Mr Nzamwita was fatally shot by police on January 1, at the KBC roundabout near the Kigali Convention Centre and Radisson Blu Hotel.
According to Rwanda National Police (RNP), the victim who was driving against the assigned order for motorised traffic was accidentally killed as police tried to immobilise his vehicle which had jumped a police stop sign and had placed the officers in imminent danger of being run over at about 3 am in the morning. The police say it was later found out he was drunk.
The incident caused outrage with many faulting the police for use of what they saw as excessive force.
While it is not for this publication to judge the police in the absence of an inquiry, it is easy to understand the public sentiments.
After a prolonged period of order and professionalism among the disciplined forces, citizens have grown to expect more state institutions. It was also not the first time that suspects were finding themselves at the wrong end of the police barrel, meeting mortal force without the benefit of due process of law.
It is only fair that officers on duty should be able to save themselves when their lives are put at risk by hostile suspects but this should be after careful threat assessment and exhaustion of alternative means of containment.
Such incidents are bound to strain the relationship between the public and their protectors. This should not be allowed to happen first because a few incidents can hardly be a standard for arriving at hasty conclusions in such cases.

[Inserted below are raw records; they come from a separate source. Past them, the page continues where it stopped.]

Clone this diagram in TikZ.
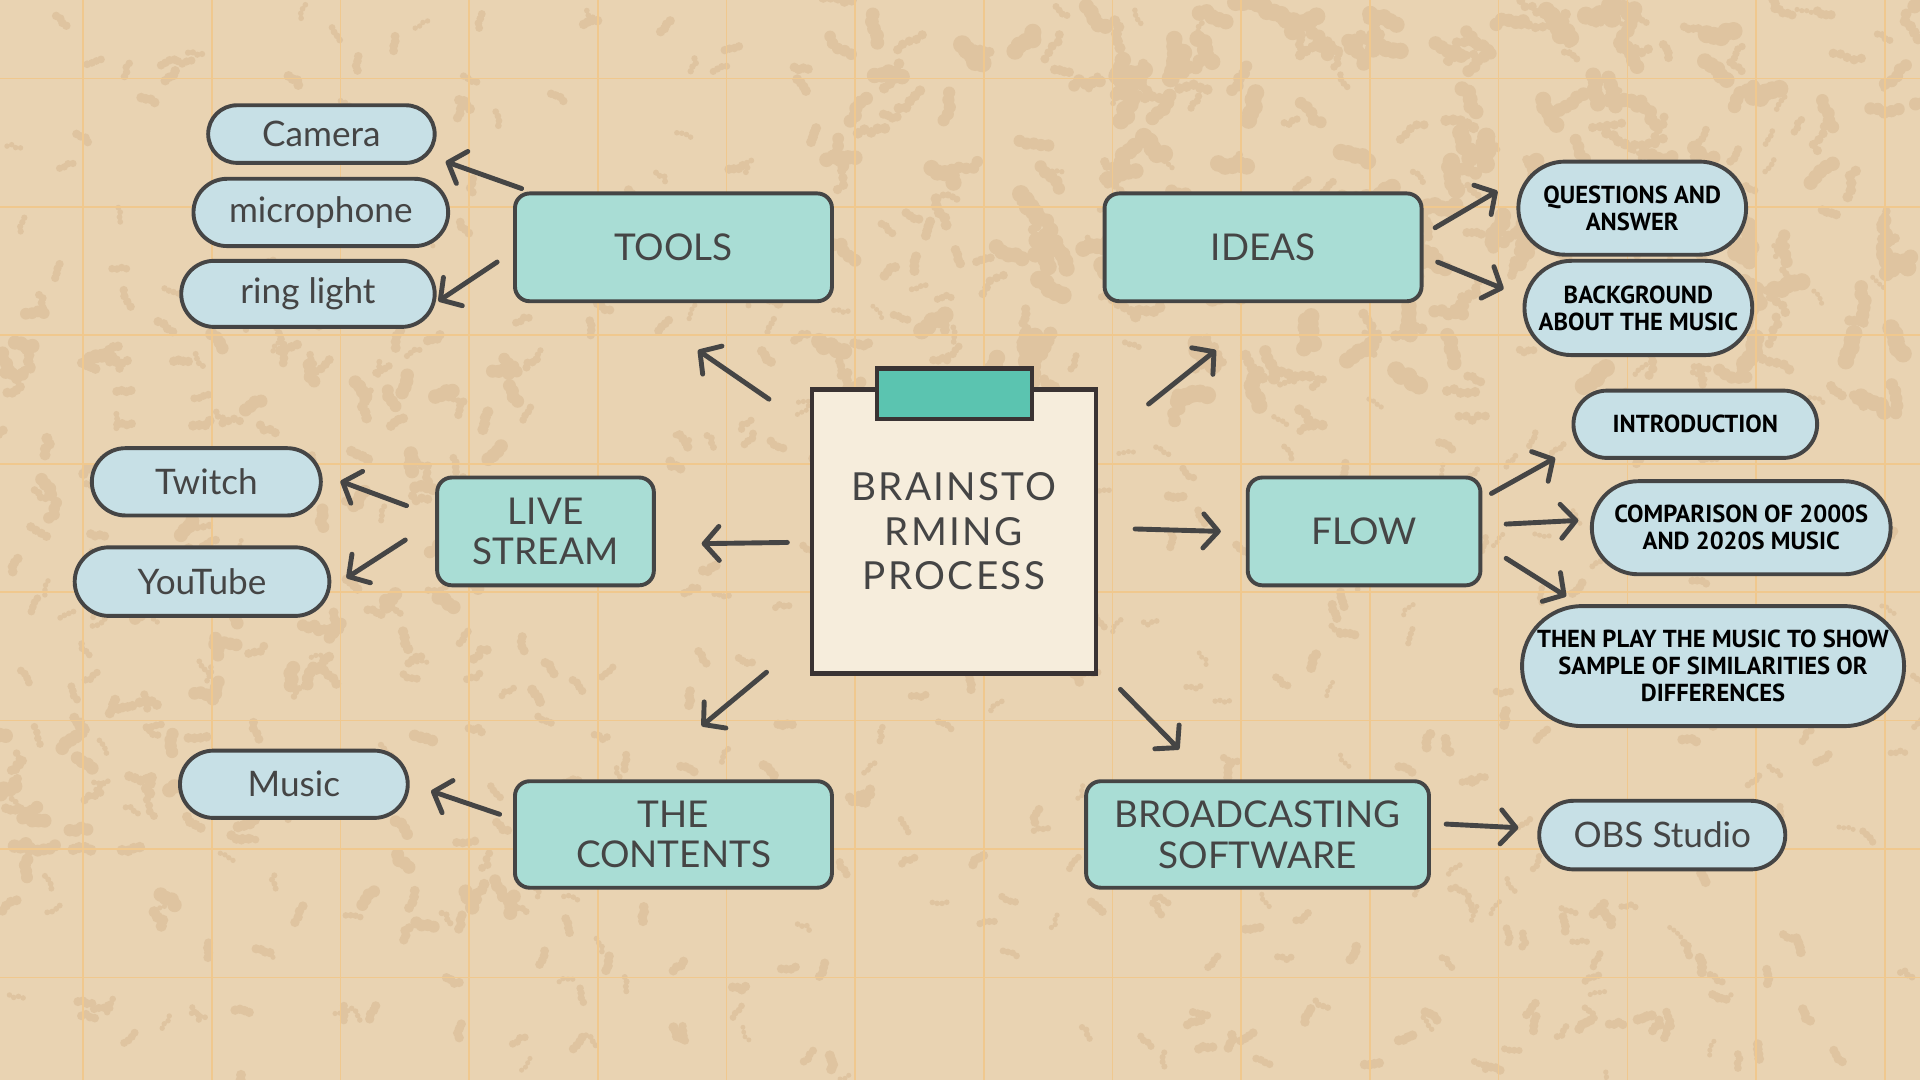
\documentclass[tikz,border=0pt]{standalone}
\usepackage{fontspec}
\setmainfont{Lato}
\newfontfamily\handfont{PT Sans}
\newfontfamily\notefont[LetterSpace=6]{Lato}
\usetikzlibrary{arrows.meta,shapes.misc,calc}
\definecolor{bg}{HTML}{E9D3B2}
\definecolor{blobc}{HTML}{DFC4A0}
\definecolor{gridc}{HTML}{F0C88E}
\definecolor{ink}{HTML}{454545}
\definecolor{teal}{HTML}{A9DDD5}
\definecolor{pill}{HTML}{C7E0E6}
\definecolor{paper}{HTML}{F6EDDC}
\definecolor{tabc}{HTML}{5BC4B0}
\definecolor{noteink}{HTML}{3A3333}
\tikzset{
  mainbox/.style={draw=ink, fill=teal, line width=0.39mm, rounded corners=1.47mm,
    align=center, text=ink, font=\fontsize{10.5}{11.6}\selectfont, inner sep=0pt},
  pillbox/.style={draw=ink, fill=pill, line width=0.39mm, rounded rectangle,
    align=center, text=ink, font=\fontsize{10}{11}\selectfont, inner sep=0pt},
  handpill/.style={pillbox, text=black, font=\handfont\bfseries\fontsize{7}{7.7}\selectfont},
  arr/.style={draw=ink, line width=0.49mm, line cap=round, line join=round,
    -{Straight Barb[length=1.5mm, width=3.4mm, round]}},
  gridline/.style={draw=gridc, line width=0.16mm},
  blob/.style={fill=blobc}
}
\begin{document}
\begin{tikzpicture}[x=0.12245mm, y=-0.12245mm]
\fill[bg] (0,0) rectangle (1568,882);
\useasboundingbox (0,0) rectangle (1568,882);
% texture: small squiggly spots
\pgfmathsetseed{12}
\foreach \i in {1,...,650}{
  \pgfmathsetmacro\bx{rnd*1568}
  \pgfmathsetmacro\by{rnd*882}
  \pgfmathsetmacro\an{rnd*360}
  \pgfmathsetmacro\rr{(2+rnd*2.2)*0.12245}
  \fill[blob] (\bx,\by) circle[radius=\rr mm]
    ++(\an:4) circle[radius=\rr mm]
    ++({\an+70*rnd-35}:4) circle[radius=\rr mm]
    ++({\an+90*rnd-45}:4) circle[radius=\rr mm];
}
% denser, larger patches in the upper right
\foreach \i in {1,...,220}{
  \pgfmathsetmacro\bx{680+rnd*888}
  \pgfmathsetmacro\by{rnd*340}
  \pgfmathsetmacro\an{rnd*360}
  \pgfmathsetmacro\rr{(3.5+rnd*4)*0.12245}
  \fill[blob] (\bx,\by) circle[radius=\rr mm]
    ++(\an:6) circle[radius=\rr mm]
    ++({\an+80*rnd-40}:6) circle[radius=\rr mm]
    ++({\an+80*rnd-40}:6) circle[radius=\rr mm]
    ++({\an+90*rnd-45}:6) circle[radius=\rr mm];
}
% patches on the left side
\foreach \i in {1,...,120}{
  \pgfmathsetmacro\bx{rnd*420}
  \pgfmathsetmacro\by{250+rnd*520}
  \pgfmathsetmacro\an{rnd*360}
  \pgfmathsetmacro\rr{(3+rnd*3)*0.12245}
  \fill[blob] (\bx,\by) circle[radius=\rr mm]
    ++(\an:5) circle[radius=\rr mm]
    ++({\an+80*rnd-40}:5) circle[radius=\rr mm]
    ++({\an+90*rnd-45}:5) circle[radius=\rr mm];
}
% grid
\foreach \k in {0,...,14}{ \draw[gridline] ({67.8+105.1*\k},0) -- ({67.8+105.1*\k},882); }
\foreach \k in {0,...,7}{ \draw[gridline] (0,{64+104.9*\k}) -- (1568,{64+104.9*\k}); }

% centre note
\node[draw=noteink, fill=paper, line width=0.43mm, minimum width=28.4mm, minimum height=28.4mm,
  inner sep=0pt, align=center, text=ink, font=\notefont\fontsize{11}{12.6}\selectfont]
  (center) at (779,434) {BRAINSTO\\RMING\\PROCESS};
\node[draw=noteink, fill=tabc, line width=0.43mm, minimum width=15.55mm, minimum height=5.02mm,
  inner sep=0pt] (tab) at (779.5,321.5) {};

% main boxes (1 unit = 0.12245mm)
\node[mainbox, minimum width=31.7mm, minimum height=10.78mm] (tools) at (550,202) {TOOLS};
\node[mainbox, minimum width=31.7mm, minimum height=10.78mm] (ideas) at (1031.5,202) {IDEAS};
\node[mainbox, minimum width=21.67mm, minimum height=10.78mm] (live) at (445.5,434) {LIVE\\STREAM};
\node[mainbox, minimum width=23.27mm, minimum height=10.78mm] (flow) at (1114,434) {FLOW};
\node[mainbox, minimum width=31.7mm, minimum height=10.65mm] (contents) at (550,681.5) {THE\\CONTENTS};
\node[mainbox, minimum width=34.29mm, minimum height=10.65mm] (broad) at (1027,681.5) {BROADCASTING\\SOFTWARE};

% pills
\node[pillbox, minimum width=22.65mm, minimum height=5.76mm] (camera) at (262.5,109.5) {Camera};
\node[pillbox, minimum width=25.47mm, minimum height=6.73mm] (mic) at (262,173.5) {microphone};
\node[pillbox, minimum width=25.35mm, minimum height=6.61mm] (ring) at (251.5,240) {ring light};
\node[pillbox, minimum width=22.9mm, minimum height=6.73mm] (twitch) at (168.5,393.5) {Twitch};
\node[pillbox, minimum width=25.47mm, minimum height=6.86mm] (youtube) at (165,475) {YouTube};
\node[pillbox, minimum width=22.78mm, minimum height=6.73mm] (music) at (240,640.5) {Music};
\node[pillbox, minimum width=24.61mm, minimum height=6.86mm] (obs) at (1357.5,682) {OBS Studio};
\node[handpill, minimum width=22.78mm, minimum height=9.31mm] (qa) at (1333,170) {QUESTIONS AND\\ANSWER};
\node[handpill, minimum width=22.78mm, minimum height=9.43mm] (bgm) at (1338,251.5) {BACKGROUND\\ABOUT THE MUSIC};
\node[handpill, minimum width=24.37mm, minimum height=6.73mm] (intro) at (1384.5,346.5) {INTRODUCTION};
\node[handpill, minimum width=29.88mm, minimum height=9.31mm] (comp) at (1422,431) {COMPARISON OF 2000S\\AND 2020S MUSIC};
\node[handpill, minimum width=38.2mm, minimum height=12.0mm] (then) at (1399,544) {THEN PLAY THE MUSIC TO SHOW\\SAMPLE OF SIMILARITIES OR\\DIFFERENCES};

% connector end points
\coordinate (ct1) at (628,326);  \coordinate (ct2) at (570,286);
\coordinate (ci1) at (938,330);  \coordinate (ci2) at (993,286);
\coordinate (cl1) at (643,443);  \coordinate (cl2) at (573,444);
\coordinate (cf1) at (927,432);  \coordinate (cf2) at (997,434);
\coordinate (cc1) at (626,549);  \coordinate (cc2) at (573,593);
\coordinate (cb1) at (915,563);  \coordinate (cb2) at (963,612);
\coordinate (tc1) at (426,154);  \coordinate (tc2) at (364,132);
\coordinate (tr1) at (406,214);  \coordinate (tr2) at (358,246);
\coordinate (iq1) at (1172,186); \coordinate (iq2) at (1223,156);
\coordinate (ib1) at (1174,214); \coordinate (ib2) at (1228,236);
\coordinate (fi1) at (1218,403); \coordinate (fi2) at (1270,374);
\coordinate (fc1) at (1230,428); \coordinate (fc2) at (1289,425);
\coordinate (ft1) at (1230,456); \coordinate (ft2) at (1279,487);
\coordinate (lt1) at (332,413);  \coordinate (lt2) at (278,393);
\coordinate (ly1) at (331,441);  \coordinate (ly2) at (283,472);
\coordinate (cm1) at (408,665);  \coordinate (cm2) at (352,646);
\coordinate (bo1) at (1181,673); \coordinate (bo2) at (1240,676);

\foreach \a/\b in {ct1/ct2, ci1/ci2, cl1/cl2, cf1/cf2, cc1/cc2, cb1/cb2,
  tc1/tc2, tr1/tr2, iq1/iq2, ib1/ib2, fi1/fi2, fc1/fc2, ft1/ft2,
  lt1/lt2, ly1/ly2, cm1/cm2, bo1/bo2}{
  \draw[arr] (\a) -- (\b);
}
\end{tikzpicture}
\end{document}
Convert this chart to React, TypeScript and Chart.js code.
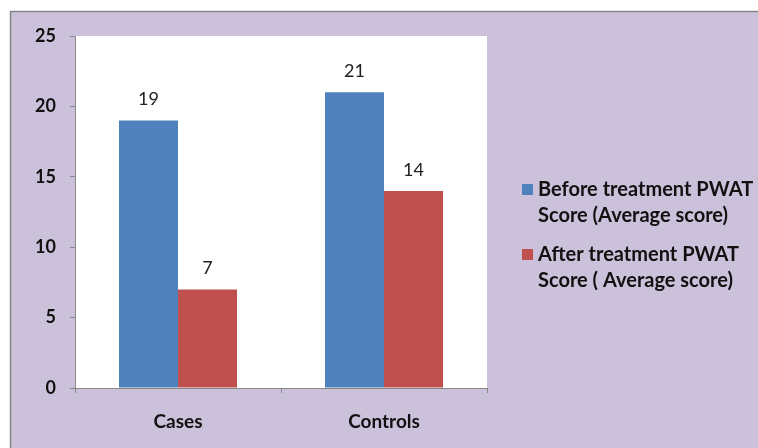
import React, { useEffect, useRef } from "react";
import { Chart, registerables } from "chart.js";
Chart.register(...registerables);

const categories = ["Cases", "Controls"];
const beforeLabel = ["Before treatment PWAT", "Score (Average score)"];
const afterLabel = ["After treatment PWAT", "Score ( Average score)"];
const beforeValues = [19, 21];
const afterValues = [7, 14];
const yTicks = [0, 5, 10, 15, 20, 25];

const FONT = "Lato, 'Open Sans', sans-serif";

export default function App() {
  const ref = useRef<HTMLCanvasElement | null>(null);
  useEffect(() => {
    document.body.style.margin = "0";
    const bg = {
      id: "bg",
      beforeDraw(chart: any) {
        const c = chart.ctx;
        c.save();
        c.fillStyle = "#ffffff";
        c.fillRect(0, 0, chart.width, chart.height);
        c.fillStyle = "#ccc1da";
        c.fillRect(10, 11, chart.width, chart.height);
        c.strokeStyle = "#878787";
        c.lineWidth = 1.5;
        c.beginPath();
        c.moveTo(10.5, chart.height);
        c.lineTo(10.5, 11.5);
        c.lineTo(chart.width, 11.5);
        c.stroke();
        const a = chart.chartArea;
        c.fillStyle = "#ffffff";
        c.fillRect(a.left, a.top, a.right - a.left, a.bottom - a.top);
        c.restore();
      },
      afterDatasetsDraw(chart: any) {
        const c = chart.ctx;
        c.save();
        c.font = `18px ${FONT}`;
        c.fillStyle = "#222";
        c.textAlign = "center";
        c.textBaseline = "middle";
        chart.data.datasets.forEach((ds: any, i: number) => {
          const meta = chart.getDatasetMeta(i);
          meta.data.forEach((bar: any, j: number) => {
            c.fillText(String(ds.data[j]), bar.x, bar.y - 21);
          });
        });
        // legend
        const items = [
          { lines: beforeLabel, color: chart.data.datasets[0].backgroundColor, y: 190 },
          { lines: afterLabel, color: chart.data.datasets[1].backgroundColor, y: 255 },
        ];
        c.font = `bold 20px ${FONT}`;
        c.textAlign = "left";
        items.forEach((it) => {
          c.fillStyle = it.color;
          c.fillRect(522, it.y - 6, 11, 11);
          c.fillStyle = "#111";
          it.lines.forEach((ln: string, k: number) => {
            c.fillText(ln, 538, it.y + k * 25.5);
          });
        });
        c.restore();
      },
    };
    const chart = new Chart(ref.current!, {
      type: "bar",
      data: {
        labels: categories,
        datasets: [
          { label: beforeLabel.join(" "), data: beforeValues, backgroundColor: "#4f81bd", categoryPercentage: 0.573, barPercentage: 1 },
          { label: afterLabel.join(" "), data: afterValues, backgroundColor: "#c0504d", categoryPercentage: 0.573, barPercentage: 1 },
        ],
      },
      options: {
        animation: false,
        responsive: false,
        layout: { padding: { left: 0, right: 271, top: 36, bottom: 0 } },
        plugins: { legend: { display: false }, tooltip: { enabled: false } },
        scales: {
          x: {
            afterFit(s: any) { s.height = 60; },
            grid: { display: true, drawOnChartArea: false, tickLength: 5, color: "#888", offset: true },
            border: { color: "#888", width: 1 },
            ticks: { color: "#111", font: { family: FONT, size: 19, weight: "bold" }, padding: 17 },
          },
          y: {
            min: 0,
            max: 25,
            afterFit(s: any) { s.width = 75; },
            afterBuildTicks(s: any) { s.ticks = yTicks.map((v) => ({ value: v })); },
            grid: { display: true, drawOnChartArea: false, tickLength: 5, color: "#888" },
            border: { color: "#888", width: 1 },
            ticks: { color: "#111", font: { family: FONT, size: 18, weight: "bold" }, padding: 14 },
          },
        },
      },
      plugins: [bg],
    });
    return () => chart.destroy();
  }, []);
  return <canvas ref={ref} width={758} height={448} style={{ display: "block" }} />;
}
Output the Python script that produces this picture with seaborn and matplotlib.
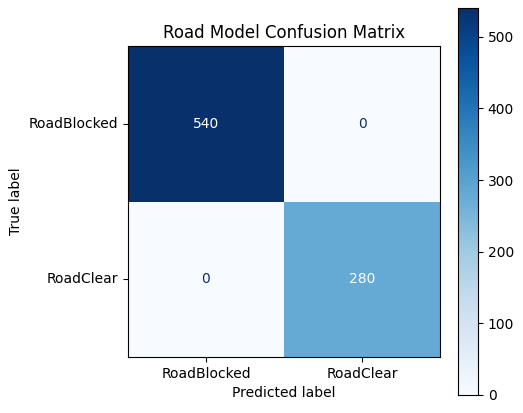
import matplotlib
matplotlib.use("Agg")
import matplotlib.pyplot as plt
import seaborn as sns
import numpy as np

labels = ["RoadBlocked", "RoadClear"]
row_blocked = [540, 0]
row_clear = [0, 280]
cm = np.array([row_blocked, row_clear])

fig = plt.figure(figsize=(5.23, 4.13), dpi=100)
ax = fig.add_axes([128/523, 1-357/413, 312/523, 311/413])
cax = fig.add_axes([458/523, 1-395/413, 20/523, 387/413])
sns.heatmap(cm, ax=ax, cbar_ax=cax, cmap="Blues", vmin=0, vmax=540,
            annot=False, square=False, xticklabels=labels, yticklabels=labels)
for i in range(2):
    for j in range(2):
        v = cm[i, j]
        ax.text(j+0.5, i+0.5, str(v), ha="center", va="center",
                color="white" if v > 270 else "#08306b", fontsize=10)
for s in ax.spines.values():
    s.set_visible(True)
ax.tick_params(length=3.5)
ax.set_yticklabels(labels, rotation=0)
ax.set_xticklabels(labels, rotation=0)
ax.set_xlabel("Predicted label")
ax.set_ylabel("True label")
ax.set_title("Road Model Confusion Matrix")
cax.set_yticks([0, 100, 200, 300, 400, 500])
for s in cax.spines.values():
    s.set_visible(True)
fig.savefig("out.png", dpi=100)
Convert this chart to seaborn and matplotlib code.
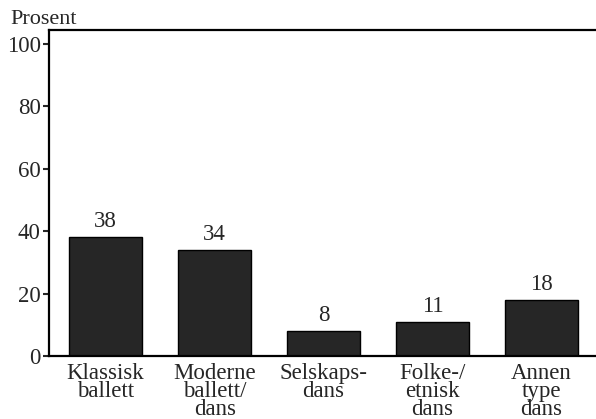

We cannot pretend to know the police’s work better but the latest incident could actually be an opportunity for rebuilding public trust because fortunately it happened in an area covered by surveillance cameras.
It should therefore be easy to reconstruct the incident and arrive at informed conclusions. If the video evidence exonerates the officers involved, the public should be graceful enough to respect the verdict. If the reverse is true, the force should institute its internal procedures for handling such lapses and keep the public informed.
And even if it were for purely internal purposes, a review of such incidents is essential to the force’s learning processes. It could also help unearth creeping problems from the screening, recruitment through to recurrent training.
Effective policing is the result of a working partnership between the community and its keepers. It would be tragic if mishandling these incidents through omission or commission results in a breakdown of trust between the police and the public.
The reputation of its disciplined forces is one of the attributes that make Rwanda stand out among its peers. The expectations around such a reputation are a form of pressure on their own.